Para pemimpin China pun berusaha untuk meyakinkan pasar global yang tengah gelisah selama berbulan-bulan dengan berupaya meyakinkan bahwa ekonomi negara tetap berada di bawah kontrol. Terutama setelah bank sentral China membuat kebijakan yang mengejutkan terkait devaluasi yuan pada Agustus lalu. Louis Kuijs, Analis Oxford Economics di Hong Kong menyatakan pertumbuhan kuartal III itu merupakan yang terlemah sejak kuartal I 2009 lalu. Ketika itu pertumbuhan ekonomi merosot jatuh ke level 6,2 persen. Namun, para analisis percaya perlambatan China masih akan terjadi secara bertahap.
"Lanjutan tekanan ke bawah dari real estate dan ekspor disebabkan produk domestik (PDB) gross turun menjadi 6,9 persen," kata Kuijs dikutip dari Reuters, Senin (19/10). "Dalam kondisi seperti ini kami berharap langkah-langkah moneter dan fiskal yang lebih bertahap," lanjutnya. Badan Statistik China juga mengeluarkan data produksi pabrik-pabrik di China pada September yang naik 5,7 persen, dibandingkan periode yang sama tahun sebelumnya. Belanja sektor ritel juga tercatat naik 10,9 persen
Perusahaan penyedia jasa konsultasi bisnis dan investasi, Price Waterhouse Coopers (PwC) memprediksi perlambatan ekonomi China yang terjadi dalam beberapa waktu terakhir akan memberi dampak negatif pada kondisi perekonomian negara-negara berkembang atau emerging market termasuk Indonesia. Ini mengingat dengan melambatnya pertumbuhan ekonomi China akan membuat pengambil kebijakan seperti pemerintahan Joko WIdodo lebih seksama dalam menganalisa putusan yang ditetapkan. Terlebih ketika Indonesia memiliki hubungan dagang yang cukup besar dengan negara berjuluk 'negeri tirai bambu' tersebut.

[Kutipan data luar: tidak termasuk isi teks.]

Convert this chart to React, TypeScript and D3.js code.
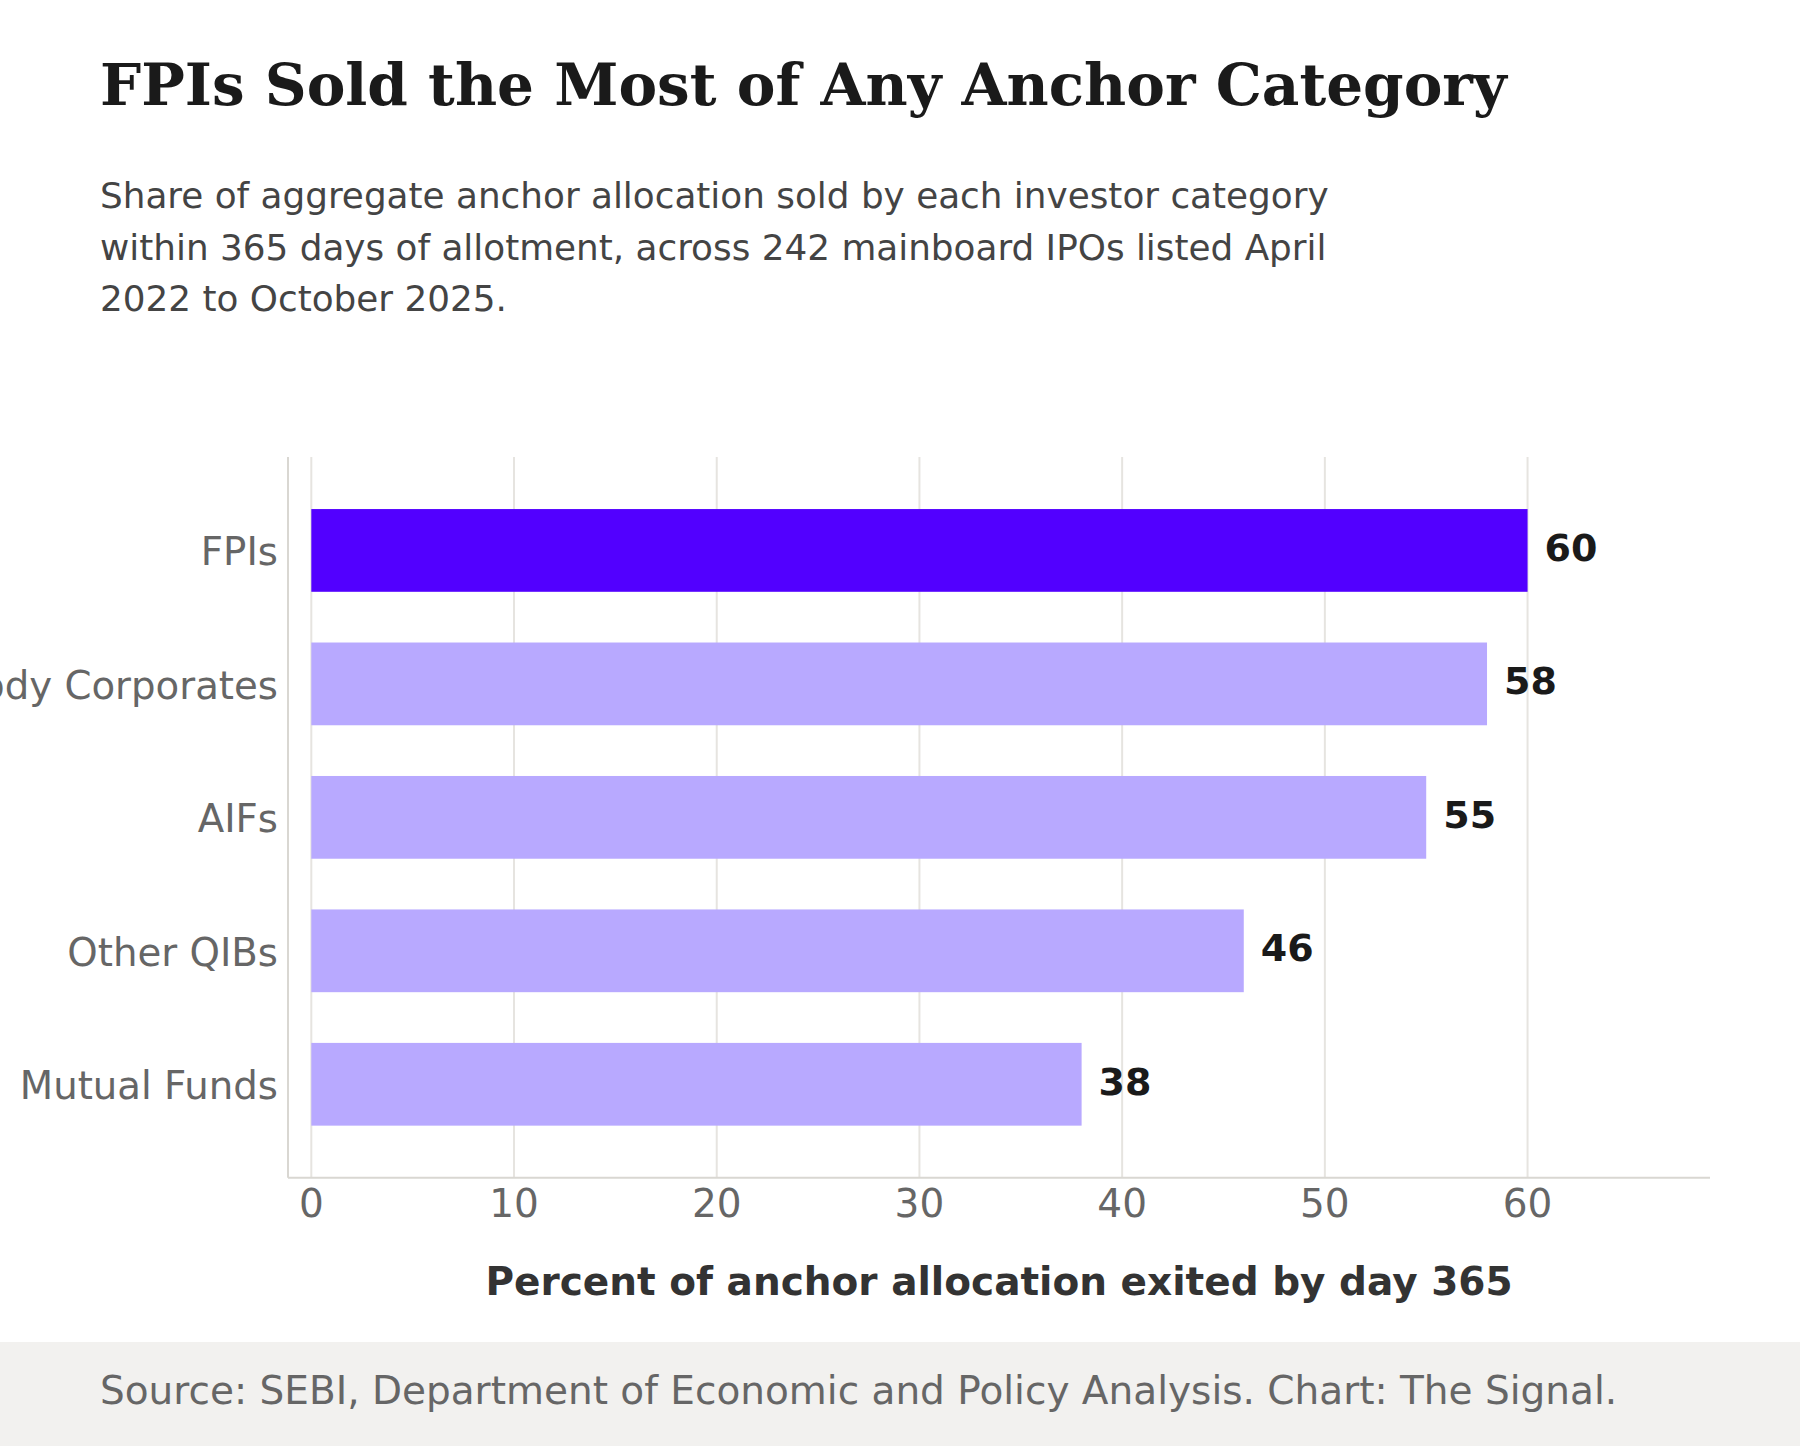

“Sebagian negara-negara Asia Tenggara diperkirakan akan lebih rentan dari yang lain terhadap perlambatan pertumbuhan ekonomi di Tiongkok. Hal ini tidaklah mengejutkan, karena selama 15 tahun terakhir ini, regional ini telah menjadi bagian tak terpisahkan dari rantai pasokan produsen Tiongkok," ungkap Irhoan Tanudiredja, Senior Partner PwC Indonesia.
Meski akan berdampak negatif, Irhoan bilang perlambatan ekonomi China diyakini tak akan memberi tekanan seperti krisis parah yang terjadi di medio 1997. Ini lantaran sebagian besar ekonomi Asia Tenggara saat ini telah memiliki penyangga fiskal yang memadai untuk mengehadapi penurunan.
Di kesempatan berbeda, Louis Kuijs, Analis Oxford Economics menyatakan pertumbuhan ekonomi China sepanjang kuartal III 2015 mengalami penurunan menjadi 6,9 persen dibandingkan realisasi kuartal sebelumnya yang menyentuh 7 persen. "Dalam kondisi seperti ini kami berharap langkah-langkah moneter dan fiskal (pemerintah China) yang lebih bertahap," kata Kuijs dikutip dari Reuters, Senin (19/10).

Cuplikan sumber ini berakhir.